Quien pierde, gana

Pedro Escartín
1 de julio de 2023

Un café con Jesús. Flash sobre el Evangelio del XIII domingo del tiempo ordinario – A –

En el evangelio de este domingo (Mt 10, 37-42), Jesús concluye su primera instrucción a los Doce al enviarlos a anunciar que el Reino de los Cielos está llegando. Pero les hace unas recomendaciones, más exigentes que condescendientes. Me temo que aún no estaban preparados para asumir aquella llamada… Por eso, he querido comentarlo con Jesús:

– ¿No fuiste algo imprudente al plantear a tus discípulos unas renuncias tan fuertes?

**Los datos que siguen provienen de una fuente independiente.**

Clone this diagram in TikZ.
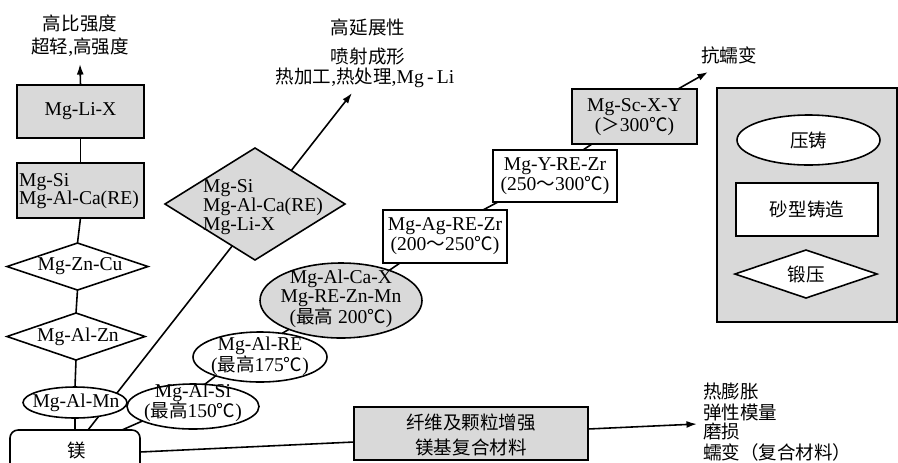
\documentclass[tikz,border=0pt]{standalone}
\usepackage{fontspec}
\setmainfont{Liberation Serif}
\newfontfamily\cjk{Noto Sans CJK SC}
\usetikzlibrary{shapes.geometric,arrows.meta,backgrounds}
\newcommand\zh[1]{{\cjk\fontsize{15.8}{17}\selectfont #1}}
\newcommand\fsz[1]{\fontsize{16.7}{#1}\selectfont}
\begin{document}
\begin{tikzpicture}[x=0.03cm,y=-0.03cm,
  shp/.style={draw, line width=1.35pt, inner sep=0pt, outer sep=0pt},
  gbox/.style={shp, rectangle, fill=black!15},
  wbox/.style={shp, rectangle, fill=white},
  gdiam/.style={shp, diamond, fill=black!15},
  wdiam/.style={shp, diamond, fill=white},
  gell/.style={shp, ellipse, fill=black!15},
  well/.style={shp, ellipse, fill=white},
  txt/.style={inner sep=0pt, align=center, font=\fsz{17}},
  ln/.style={line width=1.35pt},
  arr/.style={ln, -{Latex[length=9pt,width=6pt]}},
]
\useasboundingbox (0,0) rectangle (898,462);

% ---------- left column ----------
\node[gbox, minimum width=3.81cm, minimum height=1.59cm] (liX) at (80.5,111.5) {};
\node[gbox, minimum width=3.81cm, minimum height=1.65cm] (si) at (80.5,190.5) {};
\node[wdiam, minimum width=4.23cm, minimum height=1.41cm] (zncu) at (77.5,266.5) {};
\node[wdiam, minimum width=4.14cm, minimum height=1.41cm] (alzn) at (76,336.5) {};
\node[well, minimum width=3.12cm, minimum height=0.93cm] (almn) at (75,402.5) {};
\node[shp, rectangle, rounded corners=0.24cm, fill=white, minimum width=3.9cm, minimum height=1.32cm] (mg) at (75,452) {};

% ---------- middle ----------
\node[gdiam, minimum width=5.4cm, minimum height=3.36cm] (d2) at (255,204) {};
\node[well, minimum width=3.96cm, minimum height=1.35cm] (als) at (193,406.5) {};
\node[well, minimum width=4.02cm, minimum height=1.5cm] (alre) at (260,357) {};
\node[gell, minimum width=4.86cm, minimum height=2.25cm] (big) at (341,300.5) {};
\node[wbox, minimum width=3.72cm, minimum height=1.59cm] (ag) at (445,236.5) {};
\node[wbox, minimum width=3.72cm, minimum height=1.56cm] (yre) at (555,176) {};
\node[gbox, minimum width=3.75cm, minimum height=1.65cm] (sc) at (634.5,116.5) {};
\node[gbox, minimum width=7.02cm, minimum height=1.59cm] (fib) at (471,433.5) {};

% ---------- right box ----------
\node[gbox, minimum width=5.4cm, minimum height=7.02cm] (rb) at (807,205) {};
\node[well, minimum width=4.29cm, minimum height=1.5cm] (yz) at (808.5,140) {};
\node[wbox, minimum width=4.26cm, minimum height=1.59cm] (sx) at (807,209.5) {};
\node[wdiam, minimum width=4.26cm, minimum height=1.44cm] (dy) at (806,274) {};

% ---------- free ends ----------
\coordinate (a1) at (80,64);
\coordinate (a2) at (352,93);
\coordinate (a3) at (708,72);
\coordinate (a4) at (697,424);

% ---------- connectors ----------
\begin{pgfonlayer}{background}
\draw[arr] ([xshift=0.39cm]mg.north) -- (a2);
\end{pgfonlayer}
\draw[arr] (liX.north) -- (a1);
\draw[ln] (liX.south) -- (si.north);
\draw[ln] (si.south) -- (zncu.north);
\draw[ln] (zncu.south) -- (alzn.north);
\draw[ln] (alzn.south) -- (almn.north);
\draw[ln] (almn.south) -- (mg.north);
\draw[ln] ([xshift=1.41cm]mg.north) -- (als.196);
\draw[ln] (als.62) -- (alre.203);
\draw[ln] (alre.47) -- (big.209);
\draw[ln] (big.32) -- ([xshift=-1.35cm]ag.south);
\draw[ln] ([xshift=1.14cm]ag.north) -- ([xshift=-1.71cm]yre.south);
\draw[ln] ([xshift=0.84cm]yre.north) -- ([xshift=-1.275cm]sc.south);
\draw[arr] ([xshift=1.305cm]sc.north) -- (a3);
\draw[ln] (mg.east) -- ([yshift=-0.255cm]fib.west);
\draw[arr] ([yshift=0.135cm]fib.east) -- (a4);

% ---------- texts ----------
\node[txt] (t1) at (80,23) {\zh{高比强度}};
\node[txt] (t2) at (80,47) {\zh{超轻},\zh{高强度}};
\node[txt] (t3) at (368,27) {\zh{高延展性}};
\node[txt] (t4) at (368,57) {\zh{喷射成形}};
\node[txt] (t5) at (365,78) {\zh{热加工},\zh{热处理},Mg\,-\,Li};
\node[txt] (t6) at (729,55) {\zh{抗蠕变}};

\node[txt] (tliX) at (liX.center) {Mg-Li-X};
\node[txt, anchor=west, align=left, font=\fsz{15.5}] (tsi) at (19,191) {Mg-Si\\Mg-Al-Ca(RE)};
\node[txt] (tzncu) at (80,266.5) {Mg-Zn-Cu};
\node[txt] (talzn) at (78,336.5) {Mg-Al-Zn};
\node[txt] (talmn) at (76,402.5) {Mg-Al-Mn};
\node[txt] (tmg) at (77,450) {\zh{镁}};

\node[txt, anchor=west, align=left, font=\fsz{14}] (td2) at (203,207) {Mg-Si\\Mg-Al-Ca(RE)\\Mg-Li-X};
\node[txt] (tals) at (193,403) {Mg-Al-Si\\(\zh{最高}150\zh{℃})};
\node[txt, font=\fsz{16}] (talre) at (260,356) {Mg-Al-RE\\(\zh{最高}175\zh{℃})};
\node[txt, font=\fsz{16}] (tbig) at (341,299) {Mg-Al-Ca-X\\Mg-RE-Zn-Mn\\(\zh{最高} 200\zh{℃})};
\node[txt] (tag) at (445,236.5) {Mg-Ag-RE-Zr\\(200\zh{～}250\zh{℃})};
\node[txt] (tyre) at (555,176) {Mg-Y-RE-Zr\\(250\zh{～}300\zh{℃})};
\node[txt] (tsc) at (634.5,117) {Mg-Sc-X-Y\\(\zh{＞}300\zh{℃})};
\node[txt, font=\fsz{22}] (tfib) at (471,435) {\zh{纤维及颗粒增强}\\\zh{镁基复合材料}};

\node[txt] (tyz) at (yz.center) {\zh{压铸}};
\node[txt] (tsx) at (sx.center) {\zh{砂型铸造}};
\node[txt] (tdy) at (dy.center) {\zh{锻压}};

\node[txt, anchor=west] (r1) at (703,391) {\zh{热膨胀}};
\node[txt, anchor=west] (r2) at (703,412) {\zh{弹性模量}};
\node[txt, anchor=west] (r3) at (703,432) {\zh{磨损}};
\node[txt, anchor=west] (r4) at (703,452) {\zh{蠕变（复合材料）}};
\end{tikzpicture}
\end{document}
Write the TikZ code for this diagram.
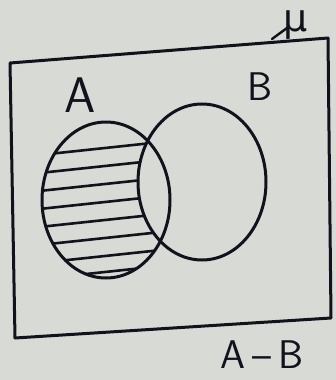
\documentclass[tikz,border=0pt]{standalone}
\usepackage{tikz}
\usepackage{fontspec}
\newfontfamily\djfont{DejaVu Sans}
\definecolor{paper}{RGB}{216,218,213}
\definecolor{ink}{RGB}{18,18,28}
\tikzset{
  ink/.style={draw=ink, line width=3pt, line join=round, line cap=round},
  hatch/.style={draw=ink, line width=2.6pt, line cap=round},
  lbl/.style={text=ink, inner sep=0pt}
}
\begin{document}
\begin{tikzpicture}[x=1pt,y=-1pt]
\fill[paper] (0,0) rectangle (336,380);
\useasboundingbox (0,0) rectangle (336,380);
% universal set
\coordinate (r1) at (10,63);
\coordinate (r2) at (328,38);
\coordinate (r3) at (331,318);
\coordinate (r4) at (15,338);
\draw[ink] (r1) -- (r2) -- (r3) -- (r4) -- cycle;
\coordinate (mu0) at (272,39);
\node[lbl, anchor=base west, font=\djfont\fontsize{38}{42}\selectfont] (mu) at (283,31) {μ};
\draw[ink, line width=2.4pt] (mu0) -- ([xshift=4pt,yshift=3pt]mu.base west);
% sets
\node[lbl, font=\sffamily\fontsize{50}{56}\selectfont] (lA) at (80,95) {A};
\node[lbl, font=\sffamily\fontsize{40}{46}\selectfont] (lB) at (260,87) {B};
% hatch A minus B
\begin{scope}
  \clip (106,200) ellipse [x radius=64, y radius=78];
  \foreach \y in {150,168,186,204,222,240,258,274} {
    \draw[hatch] (30,\y+6) -- (180,\y-10);
  }
\end{scope}
\fill[paper] (202,182) ellipse [x radius=64, y radius=78];
\draw[ink] (106,200) ellipse [x radius=64, y radius=78];
\draw[ink] (202,182) ellipse [x radius=64, y radius=78];
\node[lbl, font=\sffamily\fontsize{40}{46}\selectfont] (res) at (262,355) {A\,--\,B};
\end{tikzpicture}
\end{document}
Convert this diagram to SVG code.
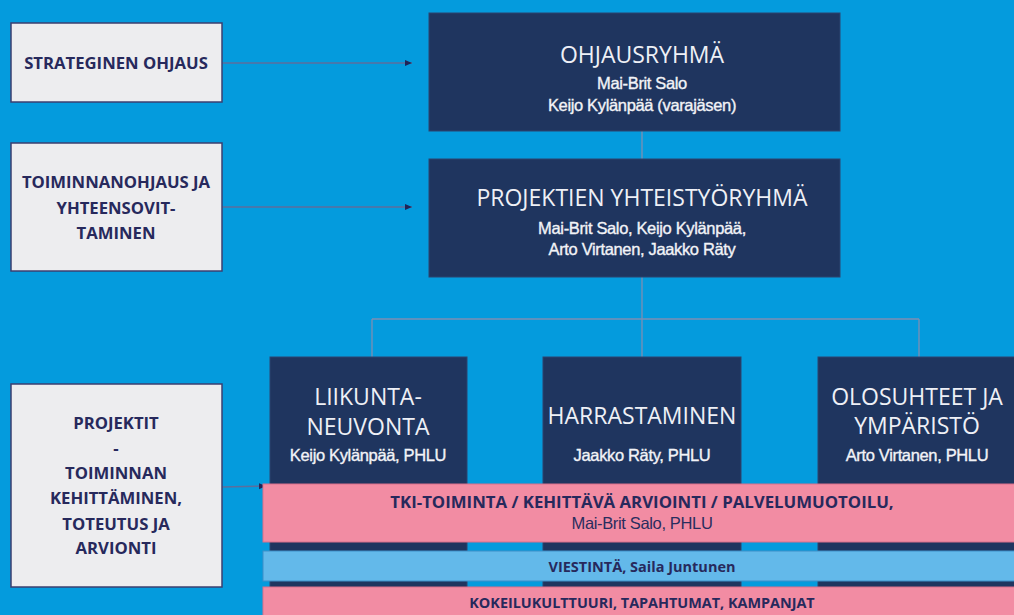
<svg xmlns="http://www.w3.org/2000/svg" width="1014" height="615" viewBox="0 0 1014 615">
<defs>
<style>
.bg{fill:#049bdd}
.side{fill:#ededef;stroke:#3b3f70;stroke-width:1.5}
.dark{fill:#1f355f;stroke:#2c4470;stroke-width:1}
.pink{fill:#f28ca3;stroke:#d9708c;stroke-width:1}
.blue{fill:#63b9ea;stroke:#3f8fc8;stroke-width:1}
.st{font-family:"Open Sans","Liberation Sans",sans-serif;font-weight:700;font-size:16.7px;fill:#27295c;text-anchor:middle}
.title{font-family:"Open Sans","Liberation Sans",sans-serif;font-size:23px;fill:#eef0f6;text-anchor:middle}
.name{font-family:"Liberation Sans",Arial,sans-serif;font-size:16.5px;fill:#f2f3f7;stroke:#f2f3f7;stroke-width:0.35;text-anchor:middle;letter-spacing:-0.35px}
.bar{font-family:"Open Sans","Liberation Sans",sans-serif;font-weight:700;fill:#27295c;text-anchor:middle}
.conn{stroke:#5d6e9c;stroke-width:1.3;fill:none}
.tree{stroke:#7d8fb3;stroke-width:1.3;fill:none}
</style>
<marker id="arr" markerWidth="8" markerHeight="8" refX="7" refY="4" orient="auto" markerUnits="userSpaceOnUse">
<path d="M0,1 L7,4 L0,7 Z" fill="#1f2456"/>
</marker>
</defs>
<rect class="bg" x="0" y="0" width="1014" height="615"/>

<g id="connectors">
<line class="conn" x1="222" y1="63" x2="412" y2="63" marker-end="url(#arr)"/>
<line class="conn" x1="222" y1="207" x2="412" y2="207" marker-end="url(#arr)"/>
<line class="conn" x1="222" y1="487" x2="266" y2="486" marker-end="url(#arr)"/>
<line class="tree" x1="642" y1="131" x2="642" y2="159"/>
<path class="tree" d="M642,277 V319 M372,319 H919 M372,319 V357 M642,319 V357 M919,319 V357"/>
</g>

<g id="side-strateginen">
<rect class="side" x="11" y="23" width="211" height="79"/>
<text class="st" x="116" y="69">STRATEGINEN OHJAUS</text>
</g>
<g id="side-toiminnanohjaus">
<rect class="side" x="11" y="143" width="211" height="128"/>
<text class="st" x="116" y="188">TOIMINNANOHJAUS JA</text>
<text class="st" x="116" y="214">YHTEENSOVIT-</text>
<text class="st" x="116" y="239">TAMINEN</text>
</g>
<g id="side-projektit">
<rect class="side" x="11" y="384" width="211" height="203"/>
<text class="st" x="116" y="429">PROJEKTIT</text>
<text class="st" x="116" y="454">-</text>
<text class="st" x="116" y="479">TOIMINNAN</text>
<text class="st" x="116" y="504">KEHITTÄMINEN,</text>
<text class="st" x="116" y="530">TOTEUTUS JA</text>
<text class="st" x="116" y="554">ARVIONTI</text>
</g>

<g id="ohjausryhma">
<rect class="dark" x="429" y="13" width="411" height="118"/>
<text class="title" x="642" y="63">OHJAUSRYHMÄ</text>
<text class="name" x="642" y="89">Mai-Brit Salo</text>
<text class="name" x="642" y="111">Keijo Kylänpää (varajäsen)</text>
</g>
<g id="yhteistyoryhma">
<rect class="dark" x="429" y="159" width="411" height="118"/>
<text class="title" x="642" y="206">PROJEKTIEN YHTEISTYÖRYHMÄ</text>
<text class="name" x="642" y="234">Mai-Brit Salo, Keijo Kylänpää,</text>
<text class="name" x="642" y="255">Arto Virtanen, Jaakko Räty</text>
</g>

<g id="liikuntaneuvonta">
<rect class="dark" x="270" y="357" width="197" height="258"/>
<text class="title" x="368" y="405">LIIKUNTA-</text>
<text class="title" x="368" y="435">NEUVONTA</text>
<text class="name" x="368" y="461">Keijo Kylänpää, PHLU</text>
</g>
<g id="harrastaminen">
<rect class="dark" x="543" y="357" width="198" height="258"/>
<text class="title" x="642" y="424">HARRASTAMINEN</text>
<text class="name" x="642" y="461">Jaakko Räty, PHLU</text>
</g>
<g id="olosuhteet">
<rect class="dark" x="818" y="357" width="197" height="258"/>
<text class="title" x="917" y="405">OLOSUHTEET JA</text>
<text class="title" x="917" y="434">YMPÄRISTÖ</text>
<text class="name" x="917" y="461">Arto Virtanen, PHLU</text>
</g>

<g id="tki">
<rect class="pink" x="263" y="484" width="752" height="58"/>
<text class="bar" x="642" y="508" font-size="16.8">TKI-TOIMINTA / KEHITTÄVÄ ARVIOINTI / PALVELUMUOTOILU,</text>
<text class="name" x="642" y="529" style="fill:#2a2d5e;stroke:none">Mai-Brit Salo, PHLU</text>
</g>
<g id="viestinta">
<rect class="blue" x="263" y="551" width="752" height="30"/>
<text class="bar" x="642" y="572" font-size="14.5">VIESTINTÄ, Saila Juntunen</text>
</g>
<g id="kokeilukulttuuri">
<rect class="pink" x="263" y="587" width="752" height="30"/>
<text class="bar" x="642" y="608" font-size="14.4">KOKEILUKULTTUURI, TAPAHTUMAT, KAMPANJAT</text>
</g>
</svg>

Apenas habían empezado a seguirte y tú les pides que rompan con su familia, que carguen con la cruz y que estén dispuestos a perder la vida. ¿Tú crees que ya estaban preparados para tanto?

– Pues tan imprudente como tú, que acabas de dudar de mi capacidad de empatizar con mis discípulos -me ha replicado-.

– Es que un café no da para largos preámbulos -he respondido tratando de justificarme.

– Tampoco yo disponía de todo el tiempo del mundo. Mi vida pública iba a ser breve y terminaría de un modo abrupto. Cuanto antes cayesen en la cuenta de lo que requería el Reino de los Cielos, mejor -me ha respondido después de tomar un sorbo de café-. Además, en la extensa enseñanza que hice a la muchedumbre en el monte, ya habían oído que yo no venía a abolir la Ley y los Profetas, sino a darles plenitud. ¿Cuántas veces repetí: “habéis oído que se dijo a los antepasados…, pero yo os digo…”? En cada uno de esos recordatorios, propuse una llamada a vivir plenamente los preceptos del decálogo, pues el Padre me había enviado para sellar con todos vosotros una nueva Alianza.

– De modo que, si queremos seguirte, hemos de estar dispuestos a pasarlo mal -he replicado con gesto serio-.

– Si lo ves así, es que no me has entendido -ha añadido-. Tenéis que cambiar el punto de mira. Decís que queréis ser felices y eso mismo es lo que desea el Padre: que seáis felices. Pero, ¿cómo llegar a serlo? Cuando se mira la vida con los ojos empañados por el atractivo del placer, del dinero, del poder o de la multitud de cosas que anuncian la felicidad, siempre os falta algo para conseguirla. Recuerda la parábola del rico insensato (Lc 12, 13-21); aquel pobre hombre pensó que sería feliz porque había conseguido una gran cosecha, y aquella noche se murió. En cambio, quien ha descubierto que amar a Dios y a los hermanos, aunque haya que sacrificarse, da la felicidad ése es feliz. Ni las cosas, ni la salud, ni el prestigio social, ni las muchas cosas que anuncia la publicidad os hacen felices; en cambio…

– ¡Creo que tienes razón! -le he interrumpido sin poderme contener-. Seguramente lo recuerdas, pero no quiero callarlo, porque expresa lo que estamos hablando mejor que muchas explicaciones. Hace unos años, reflexionaba con un grupo de jóvenes sobre la felicidad. Nuestras elucubraciones duraron dos o tres reuniones y no terminábamos de estar de acuerdo. Un día fuimos a visitar a las hermanas de un monasterio de clausura; entre ellas había jóvenes y mayores, hablaron con unas y con otras, escucharon de qué vivían y qué hacían; yo veía que aquellos jóvenes se quedaban impresionados. Al regresar, uno de ellos exclamó: “Nosotros llevamos un mes discutiendo cómo ser felices y acabamos de encontrarnos con estas mujeres, que no tienen nada de lo que nosotros ansiamos, y, sin embargo, ¡son felices!”. Habían descubierto dónde está la fuente de la felicidad.

– Lo recuerdo muy bien. Por eso no tuve empacho en pedir a mis discípulos que estuvieran dispuestos a perder la vida por mí y por el Evangelio. En este negocio, quien pierde a los ojos del mundo, gana a los ojos del Padre, pero muchos no lo entienden y huyen de lo que podría hacerlos definitivamente felices -ha concluido mirando la hora y pidiendo la cuenta-.